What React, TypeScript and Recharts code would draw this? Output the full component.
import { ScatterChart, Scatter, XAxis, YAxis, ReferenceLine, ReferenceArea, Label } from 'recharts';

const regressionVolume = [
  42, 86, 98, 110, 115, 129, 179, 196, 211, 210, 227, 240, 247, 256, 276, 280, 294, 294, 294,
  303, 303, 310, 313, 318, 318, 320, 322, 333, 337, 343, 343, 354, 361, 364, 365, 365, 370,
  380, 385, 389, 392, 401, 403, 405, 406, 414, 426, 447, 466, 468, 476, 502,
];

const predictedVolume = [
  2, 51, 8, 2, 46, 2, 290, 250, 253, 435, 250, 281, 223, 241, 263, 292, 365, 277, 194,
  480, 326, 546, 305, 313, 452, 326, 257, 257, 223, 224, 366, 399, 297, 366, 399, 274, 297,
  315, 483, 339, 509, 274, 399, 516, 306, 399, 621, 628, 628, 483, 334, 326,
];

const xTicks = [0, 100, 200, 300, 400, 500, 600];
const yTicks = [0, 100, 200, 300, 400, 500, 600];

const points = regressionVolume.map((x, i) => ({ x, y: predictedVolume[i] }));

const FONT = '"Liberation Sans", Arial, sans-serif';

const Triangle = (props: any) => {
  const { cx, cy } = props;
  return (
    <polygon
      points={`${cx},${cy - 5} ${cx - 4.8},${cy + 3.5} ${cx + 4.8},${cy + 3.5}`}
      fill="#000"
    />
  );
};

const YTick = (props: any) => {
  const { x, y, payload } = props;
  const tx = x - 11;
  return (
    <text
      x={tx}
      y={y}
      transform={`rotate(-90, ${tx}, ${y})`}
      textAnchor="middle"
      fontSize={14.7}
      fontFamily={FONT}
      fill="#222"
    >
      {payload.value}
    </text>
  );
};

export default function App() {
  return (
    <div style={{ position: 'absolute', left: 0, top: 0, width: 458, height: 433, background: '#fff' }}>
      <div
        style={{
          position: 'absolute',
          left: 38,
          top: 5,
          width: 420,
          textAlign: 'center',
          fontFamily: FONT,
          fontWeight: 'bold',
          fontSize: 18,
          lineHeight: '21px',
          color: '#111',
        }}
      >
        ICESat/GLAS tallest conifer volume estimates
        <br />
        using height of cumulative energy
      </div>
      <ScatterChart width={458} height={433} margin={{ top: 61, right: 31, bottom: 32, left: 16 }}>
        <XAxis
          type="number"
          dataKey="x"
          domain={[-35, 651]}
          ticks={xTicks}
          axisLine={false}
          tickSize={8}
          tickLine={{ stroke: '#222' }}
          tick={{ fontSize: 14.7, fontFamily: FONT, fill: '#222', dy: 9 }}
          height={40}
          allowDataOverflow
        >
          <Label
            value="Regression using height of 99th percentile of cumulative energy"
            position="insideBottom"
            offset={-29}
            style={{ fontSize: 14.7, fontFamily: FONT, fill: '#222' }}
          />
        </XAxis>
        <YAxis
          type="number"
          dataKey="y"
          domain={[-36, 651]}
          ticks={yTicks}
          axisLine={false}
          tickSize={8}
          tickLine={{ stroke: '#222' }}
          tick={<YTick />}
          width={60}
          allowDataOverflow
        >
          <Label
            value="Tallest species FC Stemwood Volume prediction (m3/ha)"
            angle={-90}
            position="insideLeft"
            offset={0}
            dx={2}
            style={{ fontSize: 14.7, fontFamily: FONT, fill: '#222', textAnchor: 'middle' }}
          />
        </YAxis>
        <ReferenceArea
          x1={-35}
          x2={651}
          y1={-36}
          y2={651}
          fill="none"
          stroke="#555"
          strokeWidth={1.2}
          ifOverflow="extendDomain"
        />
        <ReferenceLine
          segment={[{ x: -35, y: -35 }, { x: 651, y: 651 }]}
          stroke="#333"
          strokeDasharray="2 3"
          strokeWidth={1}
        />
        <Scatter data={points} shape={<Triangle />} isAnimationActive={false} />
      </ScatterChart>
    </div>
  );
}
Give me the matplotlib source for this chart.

▶ [Set exercise]:
Give back the listing exactly, please, from its first line to the line containing "ReferenceLine, ReferenceArea, Label", inclusive, and nothing past that line.

▶ [Output for this task]:
What React, TypeScript and Recharts code would draw this? Output the full component.
import { ScatterChart, Scatter, XAxis, YAxis, ReferenceLine, ReferenceArea, Label } from 'recharts';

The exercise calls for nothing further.